To simplify things, we've got a handy checklist that can help you ensure that you're making the right investment decision.
So, let's dive in and consider what you need to consider before investing in a property.
1. Financial Analysis:
Financial Statements: Review recent appraisals, tax returns, operating expenses, bank statements, and cash flow analysis.
Insurance: Analyze current policies, claims history, and potential risks needing coverage.
2. Physical Inspection:
Conduct a thorough inspection of every unit and exterior with qualified professionals (e.g., inspector, contractor) to identify structural, mechanical, and cosmetic issues.
Check for structural integrity, water damage, mold, and pest infestations.
Inspect the roof, plumbing, electrical systems, HVAC, and other major components.
Assess the condition of common areas and amenities.
3. Legal Due Diligence:
Zoning Compliance: Verify the property complies with current zoning regulations and intended use.
Covenants, Conditions, and Restrictions (CC&Rs): Review any CC&Rs governing property use, restrictions, and fees.
Local Ordinances: Research local ordinances impacting development, noise restrictions, and potential permits for your business plan.

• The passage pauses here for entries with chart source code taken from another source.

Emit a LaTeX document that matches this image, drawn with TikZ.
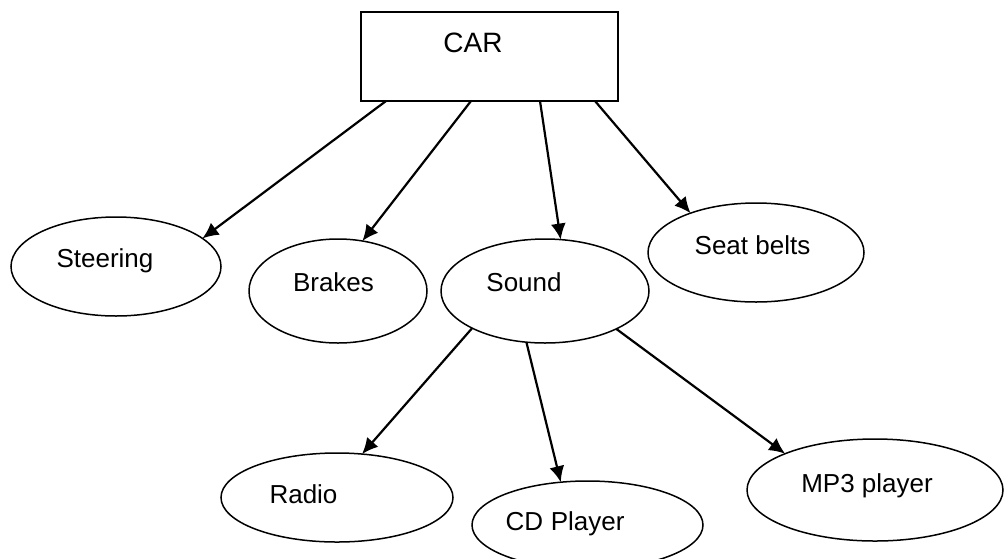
\documentclass[tikz,border=0pt]{standalone}
\usepackage{fontspec}
\setmainfont{Liberation Sans}
\usetikzlibrary{shapes.geometric,arrows.meta}
\begin{document}
\begin{tikzpicture}[x=1pt,y=-1pt,
  box/.style={draw,line width=1.5pt,minimum width=257pt,minimum height=89pt,inner sep=0pt,outer sep=0pt},
  oval/.style={draw,ellipse,line width=1.5pt,inner sep=0pt,outer sep=0pt},
  lbl/.style={anchor=base,inner sep=0pt,font=\fontsize{26}{30}\selectfont},
  link/.style={line width=2.2pt,-{Latex[length=16pt,width=15pt]}}]
\path[use as bounding box,clip] (0,0) rectangle (1004,558);

% root box
\node[box] (car) at (489.5,56.5) {};
\node[lbl,font=\fontsize{28}{32}\selectfont] (cart) at (473,52) {CAR};

% first level
\node[oval,minimum width=210pt,minimum height=99pt]  (steer) at (116,266.5) {};
\node[oval,minimum width=178pt,minimum height=104pt] (brake) at (338,291) {};
\node[oval,minimum width=208pt,minimum height=104pt] (sound) at (545,291) {};
\node[oval,minimum width=216pt,minimum height=99pt]  (seat)  at (756,252.5) {};

\node[lbl] (steert) at (105,267)   {Steering};
\node[lbl] (braket) at (333.5,291) {Brakes};
\node[lbl] (soundt) at (524,291)   {Sound};
\node[lbl] (seatt)  at (752.5,254) {Seat belts};

% second level
\node[oval,minimum width=232pt,minimum height=89pt]  (radio) at (337,497.5) {};
\node[oval,minimum width=231pt,minimum height=88pt]  (cd)    at (587.5,525) {};
\node[oval,minimum width=256pt,minimum height=102pt] (mp3)   at (875,490) {};

\node[lbl] (radiot) at (303.5,503) {Radio};
\node[lbl] (cdt)    at (565,530)   {CD\hspace{0.5pt} Player};
\node[lbl] (mp3t)   at (867,492)   {MP3 player};

% connectors
\draw[link] ([xshift=25pt]car.south west)  -- (steer.18.9);
\draw[link] ([xshift=110pt]car.south west) -- (brake.64.4);
\draw[link] ([xshift=179pt]car.south west) -- (sound.73.8);
\draw[link] ([xshift=234pt]car.south west) -- (seat.149.7);

\draw[link] (sound.207.8) -- (radio.60);
\draw[link] (sound.250.6) -- (cd.122.8);
\draw[link] (sound.332.5) -- (mp3.158.7);
\end{tikzpicture}
\end{document}
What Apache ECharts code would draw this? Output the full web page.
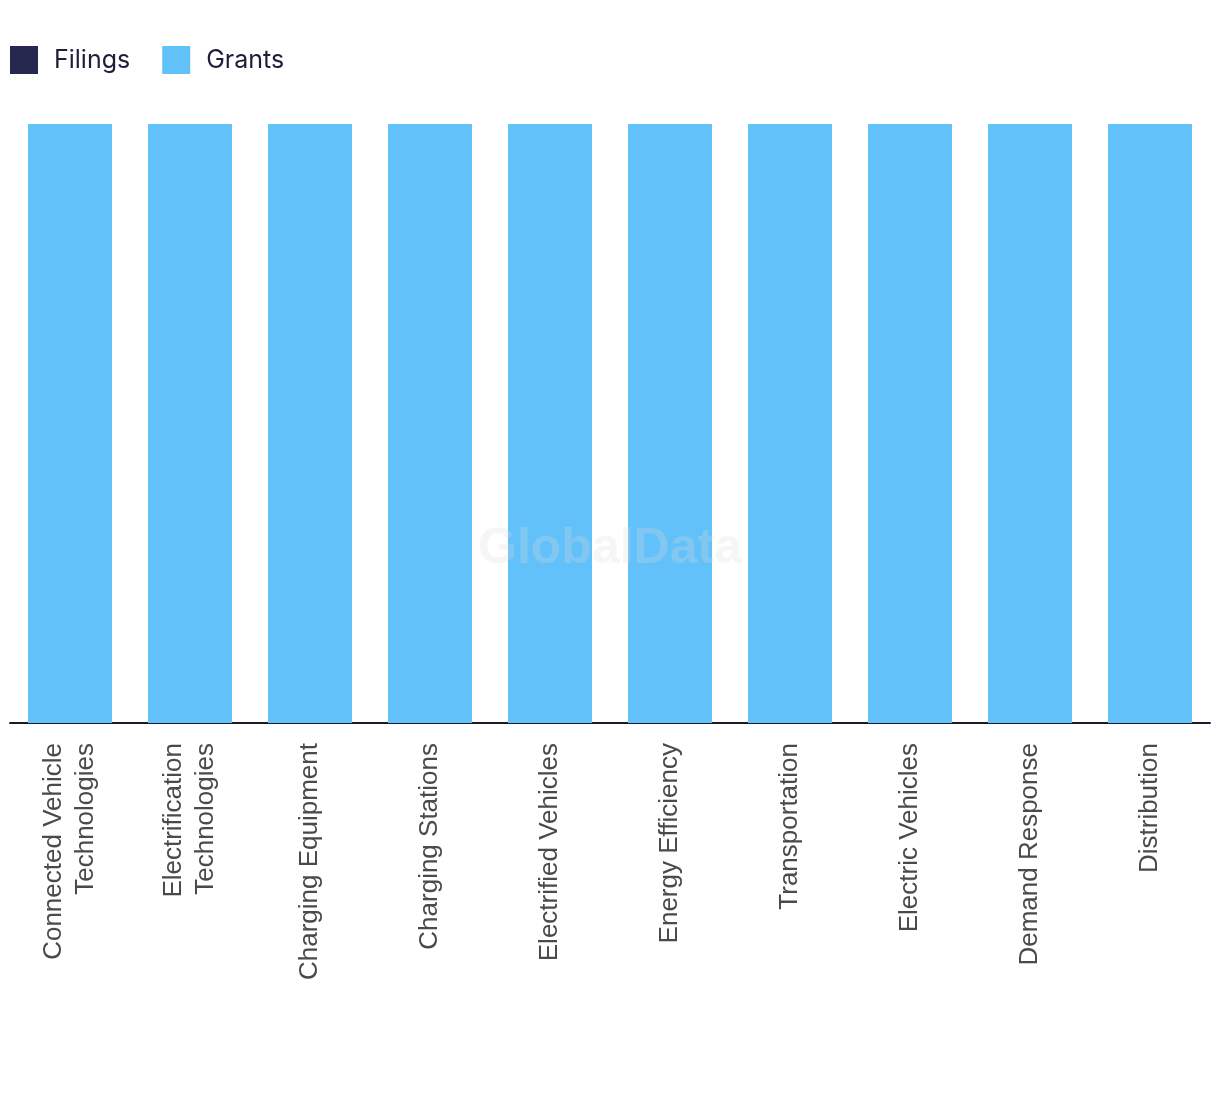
<!DOCTYPE html>
<html>
<head>
<meta charset="utf-8">
<script src="https://cdn.jsdelivr.net/npm/echarts@6/dist/echarts.min.js"></script>
<style>html,body{margin:0;padding:0;background:#fff}#c{width:1220px;height:1094px}</style>
</head>
<body>
<div id="c"></div>
<script>
const categories = ["Connected Vehicle\nTechnologies","Electrification\nTechnologies","Charging Equipment","Charging Stations","Electrified Vehicles","Energy Efficiency","Transportation","Electric Vehicles","Demand Response","Distribution"];
const filings = [0,0,0,0,0,0,0,0,0,0];
const grants = [100,100,100,100,100,100,100,100,100,100];

const chart = echarts.init(document.getElementById('c'));
chart.setOption({
  animation: false,
  backgroundColor: '#ffffff',
  legend: {
    left: 10, top: 46, padding: 0,
    itemWidth: 28, itemHeight: 28, itemGap: 32,
    icon: 'rect',
    textStyle: { fontFamily: 'Inter, Liberation Sans, sans-serif', fontSize: 25, color: '#1e1e3a', padding: [0,0,0,11] },
    data: ['Filings','Grants']
  },
  graphic: [{
    type: 'text', left: 'center', top: 524, z: 100,
    style: { text: 'GlobalData', fontFamily: 'Liberation Sans, Arial, sans-serif', fontWeight: 'bold', fontSize: 50, fill: 'rgba(220,220,220,0.25)' }
  }],
  grid: { left: 10, right: 10, top: 124, bottom: 371, containLabel: false },
  xAxis: {
    type: 'category', data: categories,
    axisLine: { lineStyle: { color: '#1a1a2e', width: 2 } },
    axisTick: { show: false },
    axisLabel: { rotate: 90, interval: 0, margin: 20, fontSize: 26, color: '#4a4a4a', fontFamily: 'Liberation Sans, Arial, sans-serif', lineHeight: 32, padding: [6, 0, 0, 0] }
  },
  yAxis: { type: 'value', min: 0, max: 100, show: false, splitLine: { show: false } },
  series: [
    { name: 'Filings', type: 'bar', stack: 't', data: filings, barWidth: '70%', itemStyle: { color: '#27284f' } },
    { name: 'Grants', type: 'bar', stack: 't', data: grants, barWidth: '70%', itemStyle: { color: '#63c1f9' } }
  ]
});
</script>
</body>
</html>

Liens & Litigation: Check for any outstanding liens, easements, or encumbrances on the property. Review any pending litigation or disputes related to the property.
4. Market Analysis:
Research local market trends, demographics, and economic indicators.
Evaluate comparable sales and rental rates in the area.
Consider future development plans and infrastructure projects that could affect property values.
5. Tenant Analysis:
Review tenant leases, occupancy rates, and tenant profiles.
Assess the stability and creditworthiness of existing tenants.
Consider the potential for attracting and retaining tenants in the future.
Verify the tenants work in various industries.
6. Environmental Assessment:
Assess potential environmental hazards like asbestos, lead, radon, or soil contamination.
Conduct an environmental site assessment to identify any contamination risks.
Check for underground storage tanks, dry cleaners, hazardous materials, and other environmental concerns.
7. Financial Projections:
Develop realistic financial projections based on market trends and property performance.
Consider potential renovation or improvement costs and their impact on returns.
Perform sensitivity analysis to assess the property's resilience to changes in market conditions.
8. Exit Strategy:
Define clear exit strategies, such as selling the property, refinancing, or holding for long-term income.
Evaluate market liquidity and potential obstacles to selling the property in the future.
Consider tax implications and other factors that could affect the timing of the exit.
9. Professional Expertise:
Engage qualified professionals, such as real estate agents, attorneys, appraisers, and inspectors, to assist with due diligence.
Seek advice from experienced real estate investors or mentors to gain insights and avoid common pitfalls.
10. Contingency Planning:
Develop contingency plans to address unforeseen circumstances or risks.
Consider factors such as interest rate changes, economic downturns, and natural disasters.
Due diligence can be a daunting task for real estate investors. Following a thorough checklist is crucial to minimize risks and make informed decisions.
Remember, this is a general checklist. Tailor it to your specific property type, purchase goals, and risk tolerance. Consider consulting professionals to ensure comprehensive due diligence and a smooth transaction.